• YOUR TASK: Pictures stay out of the copy. Please reproduce only the lines between the one holding "Recreate this image" and the one holding "from bokeh.resources import INLINE", inclusive.

• SOURCE DATA:

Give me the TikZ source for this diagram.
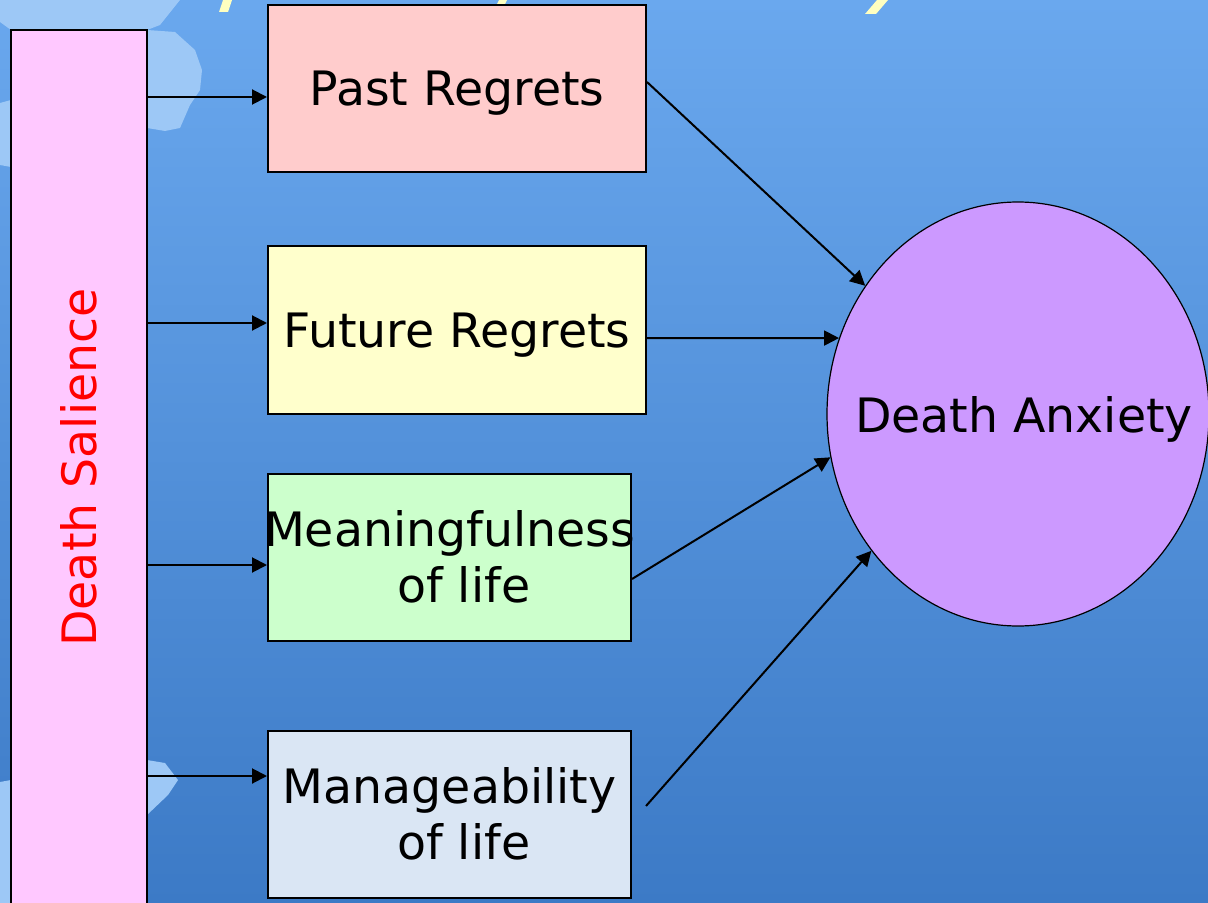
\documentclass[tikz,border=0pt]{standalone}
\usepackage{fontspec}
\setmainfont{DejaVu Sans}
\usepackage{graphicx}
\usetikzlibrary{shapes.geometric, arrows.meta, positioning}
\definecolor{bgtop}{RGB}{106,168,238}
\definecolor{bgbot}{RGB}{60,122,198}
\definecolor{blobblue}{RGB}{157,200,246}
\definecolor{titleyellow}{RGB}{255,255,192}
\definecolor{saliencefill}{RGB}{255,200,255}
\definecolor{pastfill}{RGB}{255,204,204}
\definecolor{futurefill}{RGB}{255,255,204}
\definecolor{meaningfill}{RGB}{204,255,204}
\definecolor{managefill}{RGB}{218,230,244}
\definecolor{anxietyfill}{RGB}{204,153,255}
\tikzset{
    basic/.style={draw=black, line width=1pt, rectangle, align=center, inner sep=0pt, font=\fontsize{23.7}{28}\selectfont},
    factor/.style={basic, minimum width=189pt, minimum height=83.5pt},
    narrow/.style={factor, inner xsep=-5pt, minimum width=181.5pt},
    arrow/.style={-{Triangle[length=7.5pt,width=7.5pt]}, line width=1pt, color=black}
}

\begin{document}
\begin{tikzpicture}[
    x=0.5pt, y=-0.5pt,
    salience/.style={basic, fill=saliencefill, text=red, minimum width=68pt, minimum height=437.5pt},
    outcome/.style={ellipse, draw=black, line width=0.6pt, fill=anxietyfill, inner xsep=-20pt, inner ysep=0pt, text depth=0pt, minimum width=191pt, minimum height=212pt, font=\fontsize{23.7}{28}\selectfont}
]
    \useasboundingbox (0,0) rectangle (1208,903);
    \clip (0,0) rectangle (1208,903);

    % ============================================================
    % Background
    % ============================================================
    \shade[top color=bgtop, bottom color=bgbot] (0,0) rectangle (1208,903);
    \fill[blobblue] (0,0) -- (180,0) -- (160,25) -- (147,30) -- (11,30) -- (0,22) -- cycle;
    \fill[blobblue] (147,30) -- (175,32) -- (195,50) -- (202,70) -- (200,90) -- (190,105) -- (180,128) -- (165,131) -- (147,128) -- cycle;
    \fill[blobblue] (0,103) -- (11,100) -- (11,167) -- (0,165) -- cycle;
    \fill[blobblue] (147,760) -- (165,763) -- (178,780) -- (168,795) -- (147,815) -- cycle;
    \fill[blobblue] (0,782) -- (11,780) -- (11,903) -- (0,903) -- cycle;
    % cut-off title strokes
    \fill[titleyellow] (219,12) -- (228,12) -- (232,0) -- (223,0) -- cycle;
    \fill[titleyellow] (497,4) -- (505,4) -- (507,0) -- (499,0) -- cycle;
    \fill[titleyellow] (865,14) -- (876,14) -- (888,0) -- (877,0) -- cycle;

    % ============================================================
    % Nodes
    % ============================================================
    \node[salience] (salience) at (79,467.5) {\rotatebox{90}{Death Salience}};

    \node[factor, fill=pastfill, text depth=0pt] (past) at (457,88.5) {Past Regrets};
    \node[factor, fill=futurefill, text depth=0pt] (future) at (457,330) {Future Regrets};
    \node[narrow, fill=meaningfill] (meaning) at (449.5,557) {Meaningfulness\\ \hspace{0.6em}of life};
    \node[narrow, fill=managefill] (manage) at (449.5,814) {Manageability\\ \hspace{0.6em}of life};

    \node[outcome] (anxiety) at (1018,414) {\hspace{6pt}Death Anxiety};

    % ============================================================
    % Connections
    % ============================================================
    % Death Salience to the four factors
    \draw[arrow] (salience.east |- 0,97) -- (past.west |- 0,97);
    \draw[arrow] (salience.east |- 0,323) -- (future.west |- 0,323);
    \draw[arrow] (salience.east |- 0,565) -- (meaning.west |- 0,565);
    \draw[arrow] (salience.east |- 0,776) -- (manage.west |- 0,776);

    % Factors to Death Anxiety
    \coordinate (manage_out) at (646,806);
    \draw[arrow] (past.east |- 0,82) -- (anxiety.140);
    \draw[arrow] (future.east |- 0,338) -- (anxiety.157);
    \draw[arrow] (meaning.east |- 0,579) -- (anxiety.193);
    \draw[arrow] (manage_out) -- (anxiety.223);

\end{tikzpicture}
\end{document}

...

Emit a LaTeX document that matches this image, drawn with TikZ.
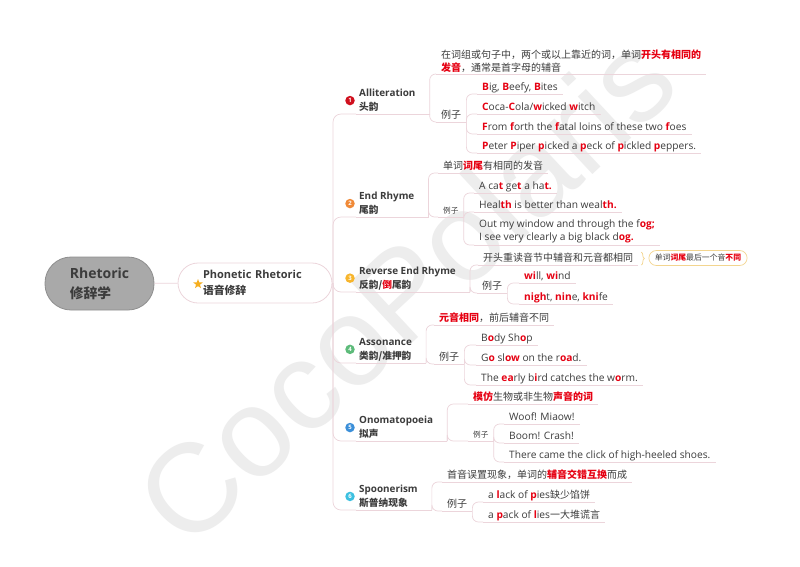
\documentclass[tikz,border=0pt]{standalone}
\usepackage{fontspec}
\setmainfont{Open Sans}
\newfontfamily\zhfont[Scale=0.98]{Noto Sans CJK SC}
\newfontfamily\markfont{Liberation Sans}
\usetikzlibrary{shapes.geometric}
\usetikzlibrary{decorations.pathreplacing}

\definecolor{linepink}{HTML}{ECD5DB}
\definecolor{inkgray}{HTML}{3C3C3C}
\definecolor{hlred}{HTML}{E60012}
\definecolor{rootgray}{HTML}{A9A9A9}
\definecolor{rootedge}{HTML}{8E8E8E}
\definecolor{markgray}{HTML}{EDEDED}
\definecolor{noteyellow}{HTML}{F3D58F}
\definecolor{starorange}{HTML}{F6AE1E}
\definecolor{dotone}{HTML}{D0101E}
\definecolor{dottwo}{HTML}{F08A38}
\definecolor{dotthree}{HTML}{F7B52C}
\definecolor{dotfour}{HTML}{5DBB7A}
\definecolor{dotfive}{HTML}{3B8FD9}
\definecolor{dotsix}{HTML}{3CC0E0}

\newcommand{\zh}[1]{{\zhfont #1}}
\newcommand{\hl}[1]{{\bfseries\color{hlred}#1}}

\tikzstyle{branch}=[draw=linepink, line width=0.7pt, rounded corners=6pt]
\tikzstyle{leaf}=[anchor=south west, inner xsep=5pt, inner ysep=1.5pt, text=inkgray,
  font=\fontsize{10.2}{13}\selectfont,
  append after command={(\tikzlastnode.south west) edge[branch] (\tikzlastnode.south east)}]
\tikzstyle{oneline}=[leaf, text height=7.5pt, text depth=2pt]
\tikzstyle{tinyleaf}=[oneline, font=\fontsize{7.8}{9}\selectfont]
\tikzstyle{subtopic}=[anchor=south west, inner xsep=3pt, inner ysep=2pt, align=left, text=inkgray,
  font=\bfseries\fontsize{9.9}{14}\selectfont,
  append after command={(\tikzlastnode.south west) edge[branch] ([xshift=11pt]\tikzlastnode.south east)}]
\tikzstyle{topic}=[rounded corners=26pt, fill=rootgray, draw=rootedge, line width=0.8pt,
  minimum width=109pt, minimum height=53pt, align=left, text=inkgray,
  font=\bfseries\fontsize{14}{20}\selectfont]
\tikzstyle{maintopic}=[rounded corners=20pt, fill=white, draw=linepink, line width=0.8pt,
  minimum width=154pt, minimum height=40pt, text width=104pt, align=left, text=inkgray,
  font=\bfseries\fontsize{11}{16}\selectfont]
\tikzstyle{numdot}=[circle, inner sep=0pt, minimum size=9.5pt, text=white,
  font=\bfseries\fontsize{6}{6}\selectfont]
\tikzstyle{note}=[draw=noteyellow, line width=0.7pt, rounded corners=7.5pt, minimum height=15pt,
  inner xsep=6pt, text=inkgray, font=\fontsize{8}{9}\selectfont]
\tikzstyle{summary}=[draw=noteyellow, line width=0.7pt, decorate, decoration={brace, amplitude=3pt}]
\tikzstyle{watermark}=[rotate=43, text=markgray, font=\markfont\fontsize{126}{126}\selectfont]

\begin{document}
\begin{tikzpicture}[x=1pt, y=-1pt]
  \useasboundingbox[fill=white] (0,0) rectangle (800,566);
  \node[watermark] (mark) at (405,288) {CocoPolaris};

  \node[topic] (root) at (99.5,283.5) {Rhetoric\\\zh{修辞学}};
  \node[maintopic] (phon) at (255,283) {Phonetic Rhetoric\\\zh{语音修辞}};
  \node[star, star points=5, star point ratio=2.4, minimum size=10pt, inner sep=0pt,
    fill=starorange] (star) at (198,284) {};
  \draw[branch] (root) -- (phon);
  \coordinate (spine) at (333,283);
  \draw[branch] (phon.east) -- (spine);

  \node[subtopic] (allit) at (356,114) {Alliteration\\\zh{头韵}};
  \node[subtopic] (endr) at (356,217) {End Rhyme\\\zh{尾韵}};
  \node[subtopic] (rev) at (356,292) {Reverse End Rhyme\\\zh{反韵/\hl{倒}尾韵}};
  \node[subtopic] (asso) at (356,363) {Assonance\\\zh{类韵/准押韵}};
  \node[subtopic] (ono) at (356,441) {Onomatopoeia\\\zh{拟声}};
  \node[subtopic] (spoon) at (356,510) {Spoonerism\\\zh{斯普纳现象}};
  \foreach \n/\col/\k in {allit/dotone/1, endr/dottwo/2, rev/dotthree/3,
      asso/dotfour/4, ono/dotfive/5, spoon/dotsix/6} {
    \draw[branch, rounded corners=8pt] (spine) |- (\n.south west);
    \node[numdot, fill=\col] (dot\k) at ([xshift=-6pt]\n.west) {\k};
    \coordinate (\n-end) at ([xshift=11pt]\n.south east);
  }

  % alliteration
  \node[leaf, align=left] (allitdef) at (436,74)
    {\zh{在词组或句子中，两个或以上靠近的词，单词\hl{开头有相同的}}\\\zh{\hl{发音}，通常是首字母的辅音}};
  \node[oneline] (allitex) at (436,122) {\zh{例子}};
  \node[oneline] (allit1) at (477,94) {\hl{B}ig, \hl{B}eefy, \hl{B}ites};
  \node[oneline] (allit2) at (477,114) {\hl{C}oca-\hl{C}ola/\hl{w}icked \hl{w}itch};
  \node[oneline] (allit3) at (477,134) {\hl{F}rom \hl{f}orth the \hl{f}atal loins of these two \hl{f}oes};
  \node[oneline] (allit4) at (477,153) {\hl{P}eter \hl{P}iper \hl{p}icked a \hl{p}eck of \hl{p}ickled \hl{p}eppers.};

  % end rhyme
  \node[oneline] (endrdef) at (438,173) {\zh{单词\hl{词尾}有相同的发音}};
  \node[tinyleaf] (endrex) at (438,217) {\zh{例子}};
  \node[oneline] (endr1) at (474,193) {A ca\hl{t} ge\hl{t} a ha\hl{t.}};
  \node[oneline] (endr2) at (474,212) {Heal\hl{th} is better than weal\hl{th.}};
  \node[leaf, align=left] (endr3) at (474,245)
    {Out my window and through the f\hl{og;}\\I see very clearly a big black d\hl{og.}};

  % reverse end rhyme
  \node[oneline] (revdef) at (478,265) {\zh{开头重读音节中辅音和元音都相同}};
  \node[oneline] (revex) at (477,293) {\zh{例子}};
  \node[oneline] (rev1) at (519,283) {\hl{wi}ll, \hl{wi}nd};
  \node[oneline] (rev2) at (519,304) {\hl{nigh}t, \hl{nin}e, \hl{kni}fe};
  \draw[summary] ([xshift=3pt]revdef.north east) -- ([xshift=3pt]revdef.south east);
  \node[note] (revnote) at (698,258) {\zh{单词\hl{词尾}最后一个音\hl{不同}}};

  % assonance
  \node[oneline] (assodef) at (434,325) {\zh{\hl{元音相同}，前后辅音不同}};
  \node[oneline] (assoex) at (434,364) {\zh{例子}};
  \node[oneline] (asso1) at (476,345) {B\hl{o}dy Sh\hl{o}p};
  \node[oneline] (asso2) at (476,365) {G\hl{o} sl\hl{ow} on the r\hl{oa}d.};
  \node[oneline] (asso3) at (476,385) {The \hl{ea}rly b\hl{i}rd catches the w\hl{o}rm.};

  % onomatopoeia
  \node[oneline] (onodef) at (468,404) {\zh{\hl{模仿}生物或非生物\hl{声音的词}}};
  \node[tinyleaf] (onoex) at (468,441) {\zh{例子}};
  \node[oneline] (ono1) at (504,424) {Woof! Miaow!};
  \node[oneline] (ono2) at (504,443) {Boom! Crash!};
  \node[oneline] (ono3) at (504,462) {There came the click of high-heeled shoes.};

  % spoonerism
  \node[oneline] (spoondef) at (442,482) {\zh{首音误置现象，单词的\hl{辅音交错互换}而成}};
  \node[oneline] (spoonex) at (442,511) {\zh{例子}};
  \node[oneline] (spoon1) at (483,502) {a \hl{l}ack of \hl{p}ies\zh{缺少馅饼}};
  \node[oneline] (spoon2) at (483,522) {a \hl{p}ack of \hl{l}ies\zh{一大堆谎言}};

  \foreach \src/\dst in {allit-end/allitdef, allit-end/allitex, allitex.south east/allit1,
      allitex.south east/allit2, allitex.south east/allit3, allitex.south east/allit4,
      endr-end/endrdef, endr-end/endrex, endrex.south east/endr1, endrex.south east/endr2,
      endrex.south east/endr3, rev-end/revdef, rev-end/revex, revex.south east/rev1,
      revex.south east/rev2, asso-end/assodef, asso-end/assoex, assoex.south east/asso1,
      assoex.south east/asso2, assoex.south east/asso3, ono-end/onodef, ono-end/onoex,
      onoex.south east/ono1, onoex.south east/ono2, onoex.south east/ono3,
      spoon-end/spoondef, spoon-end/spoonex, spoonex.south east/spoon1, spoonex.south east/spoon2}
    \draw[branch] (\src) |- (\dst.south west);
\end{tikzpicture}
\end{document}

---

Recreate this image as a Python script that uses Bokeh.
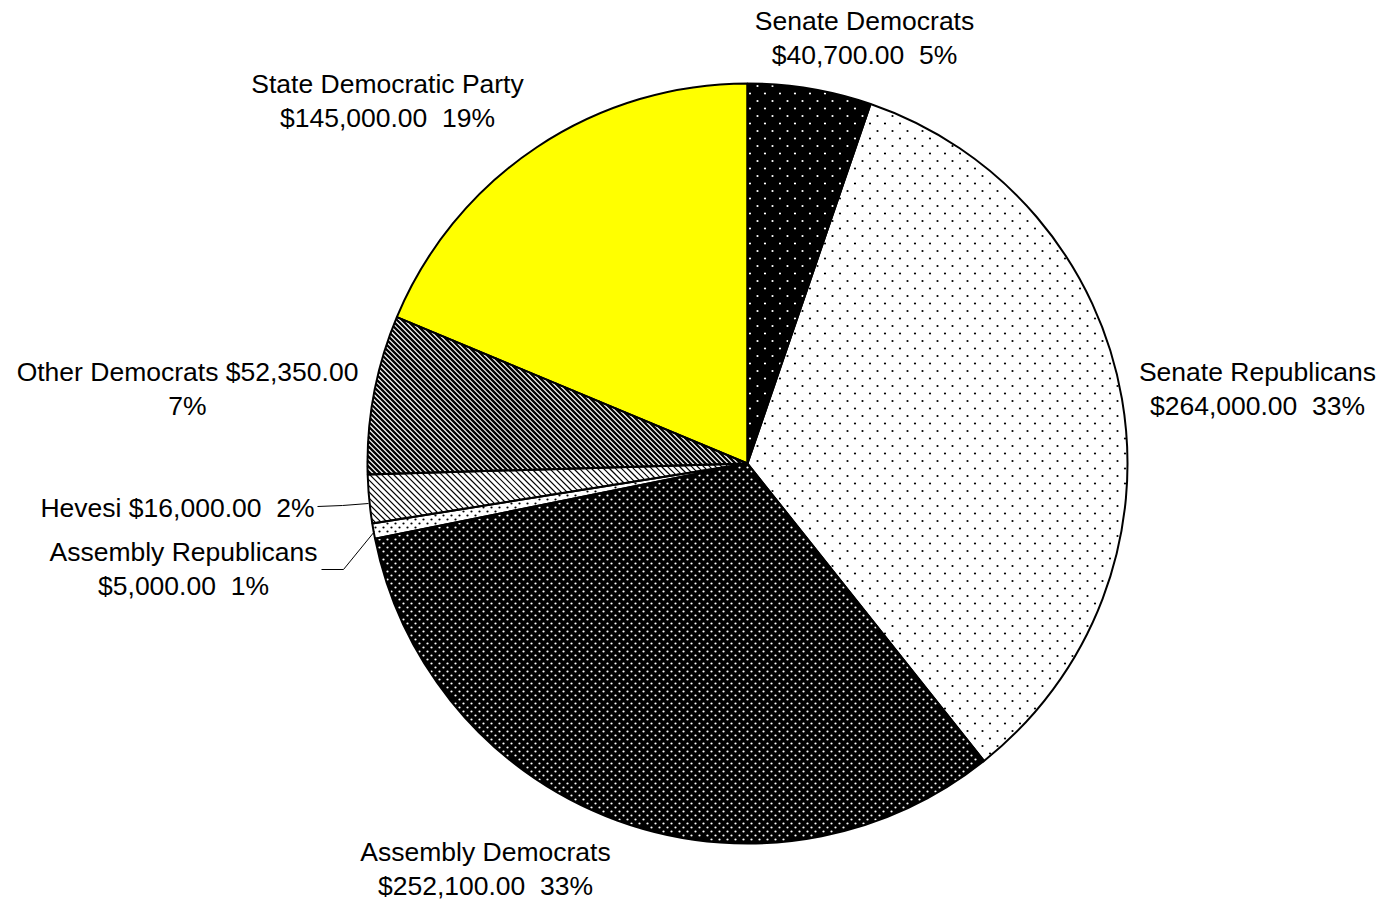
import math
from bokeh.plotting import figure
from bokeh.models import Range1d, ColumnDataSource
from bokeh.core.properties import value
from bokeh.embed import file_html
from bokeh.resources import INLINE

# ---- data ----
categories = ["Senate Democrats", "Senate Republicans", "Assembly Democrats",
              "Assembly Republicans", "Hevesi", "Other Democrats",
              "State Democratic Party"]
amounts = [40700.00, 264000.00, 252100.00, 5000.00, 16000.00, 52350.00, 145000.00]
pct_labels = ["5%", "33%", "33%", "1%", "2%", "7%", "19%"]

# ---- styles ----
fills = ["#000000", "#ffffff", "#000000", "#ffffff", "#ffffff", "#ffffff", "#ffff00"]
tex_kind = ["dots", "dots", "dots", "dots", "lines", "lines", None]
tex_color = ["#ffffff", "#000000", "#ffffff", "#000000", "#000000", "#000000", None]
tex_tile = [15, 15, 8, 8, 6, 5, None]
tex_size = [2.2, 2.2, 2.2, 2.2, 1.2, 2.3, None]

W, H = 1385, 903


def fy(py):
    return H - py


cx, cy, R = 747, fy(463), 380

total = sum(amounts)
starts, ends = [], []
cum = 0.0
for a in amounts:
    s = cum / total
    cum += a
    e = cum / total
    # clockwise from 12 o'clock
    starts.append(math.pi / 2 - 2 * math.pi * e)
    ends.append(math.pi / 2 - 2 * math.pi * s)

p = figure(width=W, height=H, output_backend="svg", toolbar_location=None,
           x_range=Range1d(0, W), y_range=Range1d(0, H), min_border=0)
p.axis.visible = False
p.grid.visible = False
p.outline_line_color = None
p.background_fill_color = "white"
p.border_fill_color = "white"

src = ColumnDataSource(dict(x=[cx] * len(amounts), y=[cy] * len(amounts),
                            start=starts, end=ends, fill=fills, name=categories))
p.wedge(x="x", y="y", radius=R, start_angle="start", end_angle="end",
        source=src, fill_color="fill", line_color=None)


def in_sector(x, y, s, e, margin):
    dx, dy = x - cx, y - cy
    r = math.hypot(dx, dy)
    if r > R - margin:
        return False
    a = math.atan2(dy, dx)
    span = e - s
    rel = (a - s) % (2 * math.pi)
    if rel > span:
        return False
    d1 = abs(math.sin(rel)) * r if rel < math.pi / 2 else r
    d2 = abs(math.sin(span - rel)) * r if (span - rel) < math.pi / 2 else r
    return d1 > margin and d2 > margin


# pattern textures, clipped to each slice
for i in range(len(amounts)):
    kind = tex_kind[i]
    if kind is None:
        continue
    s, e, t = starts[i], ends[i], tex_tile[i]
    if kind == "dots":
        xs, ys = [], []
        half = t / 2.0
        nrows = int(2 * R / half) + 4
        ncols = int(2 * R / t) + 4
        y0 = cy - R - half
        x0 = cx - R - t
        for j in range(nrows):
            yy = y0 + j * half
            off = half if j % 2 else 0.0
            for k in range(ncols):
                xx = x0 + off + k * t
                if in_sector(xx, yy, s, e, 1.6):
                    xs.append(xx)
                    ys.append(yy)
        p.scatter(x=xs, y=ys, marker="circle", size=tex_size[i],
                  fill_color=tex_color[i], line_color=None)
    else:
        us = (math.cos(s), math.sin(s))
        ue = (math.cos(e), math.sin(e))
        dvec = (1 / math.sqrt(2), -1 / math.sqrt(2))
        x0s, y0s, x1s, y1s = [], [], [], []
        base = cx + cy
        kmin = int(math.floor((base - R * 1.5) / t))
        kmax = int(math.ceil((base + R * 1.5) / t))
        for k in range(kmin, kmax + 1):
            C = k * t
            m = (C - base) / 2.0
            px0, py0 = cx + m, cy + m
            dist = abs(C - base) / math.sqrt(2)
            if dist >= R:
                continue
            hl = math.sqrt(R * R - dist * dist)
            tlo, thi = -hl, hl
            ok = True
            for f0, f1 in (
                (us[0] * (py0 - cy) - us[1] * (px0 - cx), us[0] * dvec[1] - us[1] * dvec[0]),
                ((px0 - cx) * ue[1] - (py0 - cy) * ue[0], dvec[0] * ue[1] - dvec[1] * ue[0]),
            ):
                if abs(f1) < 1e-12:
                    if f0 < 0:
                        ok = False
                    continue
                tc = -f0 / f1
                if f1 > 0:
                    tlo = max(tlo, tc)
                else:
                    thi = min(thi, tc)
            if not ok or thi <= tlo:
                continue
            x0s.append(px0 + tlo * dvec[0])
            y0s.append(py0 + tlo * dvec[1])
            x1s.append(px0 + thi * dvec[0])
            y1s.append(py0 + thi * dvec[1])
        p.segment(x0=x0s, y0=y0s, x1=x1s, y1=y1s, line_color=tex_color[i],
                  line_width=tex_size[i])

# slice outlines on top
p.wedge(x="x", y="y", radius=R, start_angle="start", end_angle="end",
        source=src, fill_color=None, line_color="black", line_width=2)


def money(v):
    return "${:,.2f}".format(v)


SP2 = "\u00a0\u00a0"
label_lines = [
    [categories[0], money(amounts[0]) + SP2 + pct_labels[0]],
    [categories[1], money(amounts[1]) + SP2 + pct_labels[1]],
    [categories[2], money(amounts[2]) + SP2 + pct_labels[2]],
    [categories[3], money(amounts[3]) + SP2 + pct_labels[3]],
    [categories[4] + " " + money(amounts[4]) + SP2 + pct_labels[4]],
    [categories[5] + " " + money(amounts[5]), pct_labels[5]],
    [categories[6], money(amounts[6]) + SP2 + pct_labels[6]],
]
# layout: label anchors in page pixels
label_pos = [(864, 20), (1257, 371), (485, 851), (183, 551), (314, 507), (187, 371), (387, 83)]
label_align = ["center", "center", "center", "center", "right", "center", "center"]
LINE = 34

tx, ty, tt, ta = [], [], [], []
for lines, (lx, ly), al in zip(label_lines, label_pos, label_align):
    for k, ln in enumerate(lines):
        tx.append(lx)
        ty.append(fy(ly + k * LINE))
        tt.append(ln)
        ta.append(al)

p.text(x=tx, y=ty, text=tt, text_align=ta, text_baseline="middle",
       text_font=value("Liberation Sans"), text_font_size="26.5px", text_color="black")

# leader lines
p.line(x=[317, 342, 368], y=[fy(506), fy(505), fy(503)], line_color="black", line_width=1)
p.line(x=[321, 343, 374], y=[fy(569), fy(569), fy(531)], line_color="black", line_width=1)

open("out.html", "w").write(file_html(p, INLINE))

• COMPLETE OUTPUT:
Recreate this image as a Python script that uses Bokeh.
import math
from bokeh.plotting import figure
from bokeh.models import Range1d, ColumnDataSource
from bokeh.core.properties import value
from bokeh.embed import file_html
from bokeh.resources import INLINE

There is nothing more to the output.